(Records with drawing code)
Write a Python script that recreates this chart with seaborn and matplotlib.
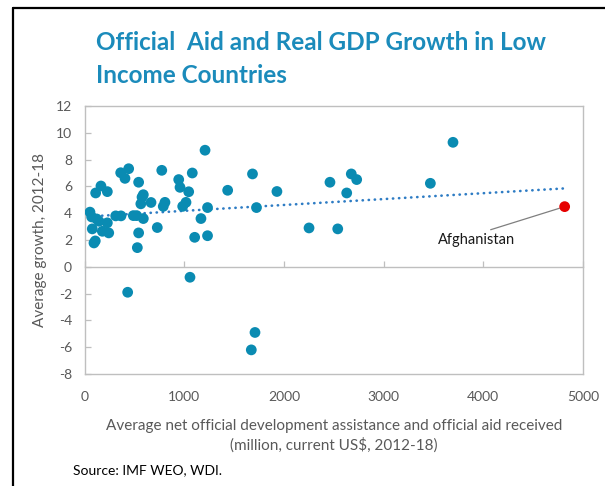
import numpy as np
import pandas as pd
import matplotlib
matplotlib.use("Agg")
import matplotlib.pyplot as plt
import seaborn as sns
from matplotlib.lines import Line2D

# ---- data ----
aid = [55, 72, 78, 95, 108, 112, 122, 145, 165, 179, 229, 229, 243, 313, 366,
       363, 406, 443, 433, 490, 523, 543, 543, 530, 577, 590, 565, 590, 667,
       730, 775, 807, 790, 945, 958, 985, 1018, 1045, 1058, 1081, 1105, 1168,
       1209, 1234, 1234, 1436, 1673, 1685, 1710, 1725, 1930, 2252, 2462, 2540,
       2630, 2676, 2730, 3469, 3696]
growth = [4.08, 3.72, 2.83, 1.78, 1.93, 5.51, 3.57, 3.40, 6.03, 2.65, 5.61, 3.28,
          2.53, 3.80, 3.80, 7.02, 6.60, 7.32, -1.90, 3.82, 3.82, 6.31, 2.53, 1.43,
          5.20, 5.38, 4.70, 3.60, 4.80, 2.93, 7.20, 4.81, 4.51, 6.51, 5.93, 4.51,
          4.81, 5.60, -0.78, 7.00, 2.20, 3.60, 8.70, 4.42, 2.32, 5.71, -6.20, 6.93,
          -4.90, 4.42, 5.62, 2.90, 6.31, 2.83, 5.51, 6.93, 6.51, 6.23, 9.29]
highlight_name = "Afghanistan"
highlight_aid = [4816]
highlight_growth = [4.49]

x_ticks = [0, 1000, 2000, 3000, 4000, 5000]
y_ticks = [-8, -6, -4, -2, 0, 2, 4, 6, 8, 10, 12]

title = "Official  Aid and Real GDP Growth in Low\nIncome Countries"
xlabel = "Average net official development assistance and official aid received\n(million, current US$, 2012-18)"
ylabel = "Average growth, 2012-18"
source = "Source: IMF WEO, WDI."

# ---- styling ----
sns.set_theme(style="white")
plt.rcParams["font.family"] = ["Lato", "DejaVu Sans"]

TEAL = "#0A8BB2"
TITLE_C = "#1B8BBB"
GRAY_T = "#595959"
GRAY_L = "#BFBFBF"

df = pd.DataFrame({"aid": aid + highlight_aid, "growth": growth + highlight_growth})

fig = plt.figure(figsize=(6.05, 4.86), dpi=100)
ax = fig.add_axes([84.5 / 605, 1 - 374 / 486, (583 - 84.5) / 605, (374 - 106) / 486])

sns.scatterplot(x=aid, y=growth, ax=ax, color=TEAL, s=60, edgecolor="none", zorder=3)
sns.scatterplot(x=highlight_aid, y=highlight_growth, ax=ax, color="#E60000", s=60,
                edgecolor="none", zorder=4)
sns.regplot(data=df, x="aid", y="growth", ax=ax, scatter=False, ci=None, truncate=True,
            line_kws=dict(color="#2E7CC4", lw=1.9, linestyle=(0, (0.1, 2.2)),
                          dash_capstyle="round", zorder=2))

ax.set_xlim(x_ticks[0], x_ticks[-1])
ax.set_ylim(y_ticks[0], y_ticks[-1])
ax.set_xticks(x_ticks)
ax.set_yticks(y_ticks)
ax.set_xticklabels([str(v) for v in x_ticks])
ax.set_yticklabels([str(v) for v in y_ticks])
ax.tick_params(axis="x", length=0, pad=12, labelsize=10, labelcolor=GRAY_T)
ax.tick_params(axis="y", direction="in", length=4, width=0.9, color=GRAY_L, pad=9,
               labelsize=10, labelcolor=GRAY_T, left=True)
for sp in ax.spines.values():
    sp.set_visible(True)
    sp.set_color(GRAY_L)
    sp.set_linewidth(1.0)
ax.set_xlabel(xlabel, fontsize=11, color=GRAY_T, labelpad=12, linespacing=1.35)
ax.set_ylabel(ylabel, fontsize=11, color=GRAY_T, labelpad=6)

# zero axis with tick marks pointing up
y0, y1 = ax.get_ylim()
sec = ax.secondary_xaxis((0 - y0) / (y1 - y0))
sec.set_xticks(x_ticks)
sec.tick_params(direction="in", length=4, width=0.9, color=GRAY_L, labelbottom=False,
                labeltop=False)
for sp in sec.spines.values():
    sp.set_color(GRAY_L)
    sp.set_linewidth(1.0)

ax.annotate(highlight_name, xy=(highlight_aid[0], highlight_growth[0]),
            xytext=(3930, 2.0), ha="center", va="center", fontsize=10.5, color="#1a1a1a",
            arrowprops=dict(arrowstyle="-", color="#7F7F7F", lw=0.9, shrinkA=0, shrinkB=4,
                            relpos=(0.55, 1.0)))

fig.text(96 / 605, 1 - 59 / 486, title, fontsize=17.5, fontweight="bold", color=TITLE_C,
         ha="left", va="center", linespacing=1.49)
fig.text(73 / 605, 1 - 470 / 486, source, fontsize=10, color="black", ha="left",
         va="center")

# outer document frame (left and top)
fig.add_artist(Line2D([13 / 605, 13 / 605], [0, 1 - 8 / 486], transform=fig.transFigure,
                      color="black", lw=1.6))
fig.add_artist(Line2D([13 / 605, 1], [1 - 8 / 486, 1 - 8 / 486], transform=fig.transFigure,
                      color="black", lw=1.6))

fig.savefig("out.png", dpi=100)
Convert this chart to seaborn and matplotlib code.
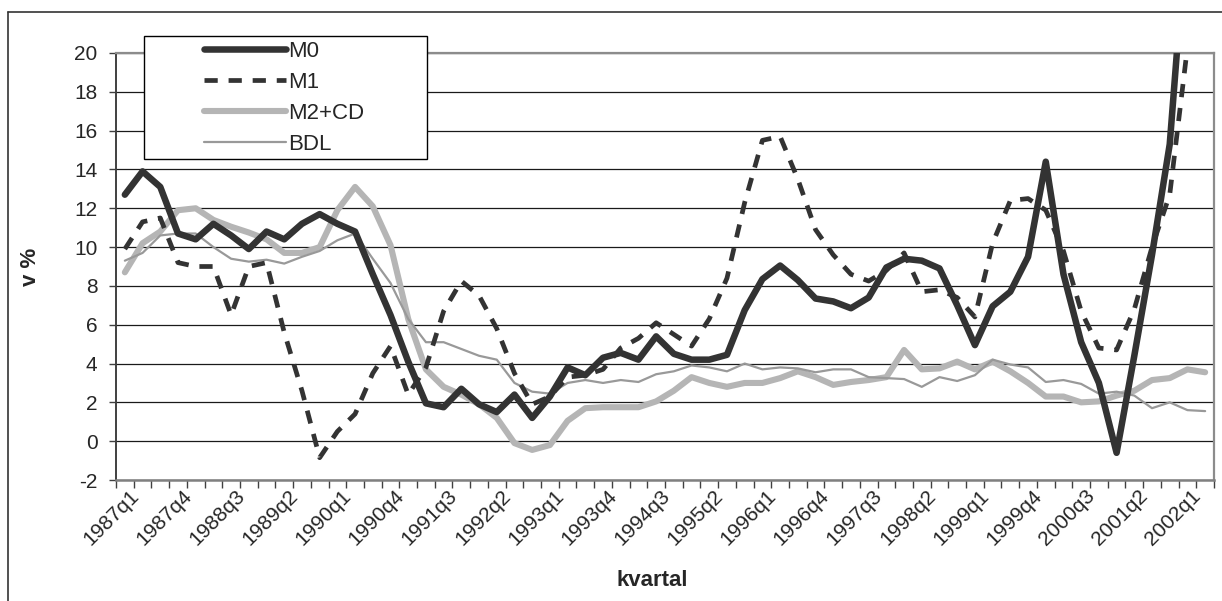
import matplotlib
matplotlib.use('Agg')
import matplotlib.pyplot as plt
import seaborn as sns
import numpy as np
import pandas as pd
from matplotlib.patches import Rectangle
from matplotlib.lines import Line2D

quarters = [
    "1987q1", "1987q2", "1987q3", "1987q4", "1988q1", "1988q2", "1988q3", "1988q4",
    "1989q1", "1989q2", "1989q3", "1989q4", "1990q1", "1990q2", "1990q3", "1990q4",
    "1991q1", "1991q2", "1991q3", "1991q4", "1992q1", "1992q2", "1992q3", "1992q4",
    "1993q1", "1993q2", "1993q3", "1993q4", "1994q1", "1994q2", "1994q3", "1994q4",
    "1995q1", "1995q2", "1995q3", "1995q4", "1996q1", "1996q2", "1996q3", "1996q4",
    "1997q1", "1997q2", "1997q3", "1997q4", "1998q1", "1998q2", "1998q3", "1998q4",
    "1999q1", "1999q2", "1999q3", "1999q4", "2000q1", "2000q2", "2000q3", "2000q4",
    "2001q1", "2001q2", "2001q3", "2001q4", "2002q1", "2002q2",
]

m0 = [12.7, 13.9, 13.1, 10.7, 10.4, 11.2, 10.6, 9.9, 10.8, 10.4, 11.2, 11.7,
      11.2, 10.8, 8.6, 6.5, 4.1, 1.95, 1.75, 2.7, 1.9, 1.5, 2.4, 1.2,
      2.3, 3.8, 3.4, 4.3, 4.55, 4.2, 5.4, 4.5, 4.2, 4.2, 4.45, 6.75,
      8.35, 9.05, 8.3, 7.35, 7.2, 6.85, 7.4, 8.95, 9.4, 9.3, 8.9, 7.0,
      4.95, 6.95, 7.7, 9.5, 14.4, 8.6, 5.1, 3.0, -0.6, 4.4, 9.6, 15.3,
      27.0, 30.0]

m1 = [9.9, 11.3, 11.5, 9.2, 9.0, 9.0, 6.5, 9.0, 9.2, 5.6, 2.6, -0.85,
      0.5, 1.4, 3.5, 4.9, 2.4, 3.8, 6.7, 8.25, 7.5, 5.8, 3.5, 1.9,
      2.3, 3.3, 3.4, 3.7, 4.8, 5.3, 6.1, 5.5, 4.9, 6.3, 8.4, 12.3,
      15.5, 15.7, 13.5, 10.9, 9.6, 8.6, 8.25, 8.8, 9.7, 7.7, 7.8, 7.4,
      6.4, 10.2, 12.4, 12.5, 11.9, 9.8, 6.7, 4.8, 4.7, 6.8, 10.0, 12.7,
      20.3, 24.0]

m2cd = [8.7, 10.2, 10.8, 11.9, 12.0, 11.4, 11.05, 10.75, 10.4, 9.7, 9.7, 10.0,
        11.9, 13.1, 12.1, 10.1, 6.3, 3.7, 2.8, 2.4, 1.9, 1.2, -0.1, -0.45,
        -0.2, 1.05, 1.7, 1.75, 1.75, 1.75, 2.05, 2.6, 3.3, 3.0, 2.8, 3.0,
        3.0, 3.25, 3.6, 3.3, 2.9, 3.05, 3.15, 3.3, 4.7, 3.7, 3.75, 4.1,
        3.7, 4.1, 3.6, 3.0, 2.3, 2.3, 2.0, 2.05, 2.35, 2.6, 3.15, 3.25,
        3.7, 3.55]

bdl = [9.3, 9.7, 10.6, 10.7, 10.7, 10.0, 9.4, 9.25, 9.35, 9.15, 9.5, 9.8,
       10.35, 10.7, 9.4, 8.15, 6.3, 5.1, 5.1, 4.75, 4.4, 4.2, 3.0, 2.55,
       2.45, 3.0, 3.15, 3.0, 3.15, 3.05, 3.45, 3.6, 3.9, 3.8, 3.6, 4.0,
       3.7, 3.8, 3.75, 3.55, 3.7, 3.7, 3.3, 3.25, 3.2, 2.8, 3.3, 3.1,
       3.4, 4.2, 3.95, 3.8, 3.05, 3.15, 2.95, 2.45, 2.55, 2.35, 1.7, 2.0,
       1.6, 1.55]

y_ticks = [-2, 0, 2, 4, 6, 8, 10, 12, 14, 16, 18, 20]

sns.set_style('white')
plt.rcParams['font.family'] = ['Liberation Sans', 'DejaVu Sans']

W, H = 1222, 601
fig = plt.figure(figsize=(W / 100, H / 100), dpi=100)
fig.patch.set_facecolor('white')
ax = fig.add_axes([116 / W, 1 - 480 / H, 1098 / W, 427 / H])

pos = np.arange(len(quarters))
df = pd.DataFrame({'pos': pos, 'kvartal': quarters, 'M0': m0, 'M1': m1,
                   'M2+CD': m2cd, 'BDL': bdl})

sns.lineplot(data=df, x='pos', y='M2+CD', ax=ax, color='#b5b5b5', lw=4.4,
             label='M2+CD', zorder=3)
sns.lineplot(data=df, x='pos', y='BDL', ax=ax, color='#999999', lw=1.6,
             label='BDL', zorder=4)
sns.lineplot(data=df, x='pos', y='M1', ax=ax, color='#333333', lw=3.4,
             label='M1', zorder=5, dashes=False)
sns.lineplot(data=df, x='pos', y='M0', ax=ax, color='#333333', lw=4.7,
             label='M0', zorder=6)
for ln in ax.get_lines():
    if ln.get_label() == 'M1':
        ln.set_dashes((2.8, 2.3))

ax.set_xlim(-0.5, len(quarters) - 0.5)
ax.set_ylim(-2, 20)
ax.set_yticks(y_ticks)
ax.set_yticklabels([str(v) for v in y_ticks], fontsize=15)

ax.yaxis.grid(True, color='#1a1a1a', lw=0.9)
ax.xaxis.grid(False)
ax.set_axisbelow(True)

# tick marks between categories, labels every third category
ax.set_xticks(np.arange(-0.5, len(quarters) + 0.5, 1))
ax.set_xticklabels([])
ax.set_xticks(pos[::3] + 0.6, minor=True)
ax.set_xticklabels(quarters[::3], minor=True, rotation=45, ha='right',
                   va='center', rotation_mode='anchor', fontsize=15)
ax.tick_params(axis='x', which='major', direction='out', length=5.5,
               width=1, color='#404040', bottom=True)
ax.tick_params(axis='x', which='minor', length=0, pad=9.5, bottom=True)
ax.tick_params(axis='y', which='major', direction='out', length=5.3,
               width=1, color='#404040', pad=8, left=True)

for side in ['top', 'right']:
    ax.spines[side].set_color('#8c8c8c')
    ax.spines[side].set_linewidth(1.6)
ax.spines['left'].set_color('#404040')
ax.spines['left'].set_linewidth(1.4)
ax.spines['bottom'].set_color('#808080')
ax.spines['bottom'].set_linewidth(1.8)

ax.set_xlabel('kvartal', fontsize=16, fontweight='bold')
ax.set_ylabel('v %', fontsize=16, fontweight='bold')
ax.xaxis.set_label_coords((652 - 116) / 1098, (480 - 581) / 427)
ax.xaxis.label.set_va('center')
ax.yaxis.set_label_coords((30 - 116) / 1098, (480 - 267) / 427)
ax.yaxis.label.set_va('center')

# legend box
rect = Rectangle((144 / W, 1 - 159 / H), 283 / W, 123 / H,
                 transform=fig.transFigure, facecolor='white',
                 edgecolor='black', lw=1.0, zorder=10, clip_on=False)
ax.add_patch(rect)

handles, labels = ax.get_legend_handles_labels()
order = ['M0', 'M1', 'M2+CD', 'BDL']
hmap = dict(zip(labels, handles))
if ax.get_legend() is not None:
    ax.get_legend().remove()
leg = ax.legend([hmap[k] for k in order], order, loc='upper left',
                bbox_to_anchor=(204 / W, 1 - 41 / H),
                bbox_transform=fig.transFigure, frameon=False,
                fontsize=16, handlelength=3.7, handletextpad=0.1,
                labelspacing=0.45, borderpad=0, borderaxespad=0)
leg.set_zorder(11)

# outer chart frame
fig.add_artist(Line2D([8 / W, 1.0], [1 - 12 / H, 1 - 12 / H],
                      transform=fig.transFigure, color='#333333', lw=1.2))
fig.add_artist(Line2D([8 / W, 8 / W], [1 - 12 / H, 0.0],
                      transform=fig.transFigure, color='#333333', lw=1.2))

fig.savefig('out.png', dpi=100)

### Your instructions
Restate the material word for word from its first line through the line containing "ax = fig.add_axes([84.5", both included; the pictures do not belong in it.

### Result for this exercise
Write a Python script that recreates this chart with seaborn and matplotlib.
import numpy as np
import pandas as pd
import matplotlib
matplotlib.use("Agg")
import matplotlib.pyplot as plt
import seaborn as sns
from matplotlib.lines import Line2D

# ---- data ----
aid = [55, 72, 78, 95, 108, 112, 122, 145, 165, 179, 229, 229, 243, 313, 366,
       363, 406, 443, 433, 490, 523, 543, 543, 530, 577, 590, 565, 590, 667,
       730, 775, 807, 790, 945, 958, 985, 1018, 1045, 1058, 1081, 1105, 1168,
       1209, 1234, 1234, 1436, 1673, 1685, 1710, 1725, 1930, 2252, 2462, 2540,
       2630, 2676, 2730, 3469, 3696]
growth = [4.08, 3.72, 2.83, 1.78, 1.93, 5.51, 3.57, 3.40, 6.03, 2.65, 5.61, 3.28,
          2.53, 3.80, 3.80, 7.02, 6.60, 7.32, -1.90, 3.82, 3.82, 6.31, 2.53, 1.43,
          5.20, 5.38, 4.70, 3.60, 4.80, 2.93, 7.20, 4.81, 4.51, 6.51, 5.93, 4.51,
          4.81, 5.60, -0.78, 7.00, 2.20, 3.60, 8.70, 4.42, 2.32, 5.71, -6.20, 6.93,
          -4.90, 4.42, 5.62, 2.90, 6.31, 2.83, 5.51, 6.93, 6.51, 6.23, 9.29]
highlight_name = "Afghanistan"
highlight_aid = [4816]
highlight_growth = [4.49]

x_ticks = [0, 1000, 2000, 3000, 4000, 5000]
y_ticks = [-8, -6, -4, -2, 0, 2, 4, 6, 8, 10, 12]

title = "Official  Aid and Real GDP Growth in Low\nIncome Countries"
xlabel = "Average net official development assistance and official aid received\n(million, current US$, 2012-18)"
ylabel = "Average growth, 2012-18"
source = "Source: IMF WEO, WDI."

# ---- styling ----
sns.set_theme(style="white")
plt.rcParams["font.family"] = ["Lato", "DejaVu Sans"]

TEAL = "#0A8BB2"
TITLE_C = "#1B8BBB"
GRAY_T = "#595959"
GRAY_L = "#BFBFBF"

df = pd.DataFrame({"aid": aid + highlight_aid, "growth": growth + highlight_growth})

fig = plt.figure(figsize=(6.05, 4.86), dpi=100)
ax = fig.add_axes([84.5 / 605, 1 - 374 / 486, (583 - 84.5) / 605, (374 - 106) / 486])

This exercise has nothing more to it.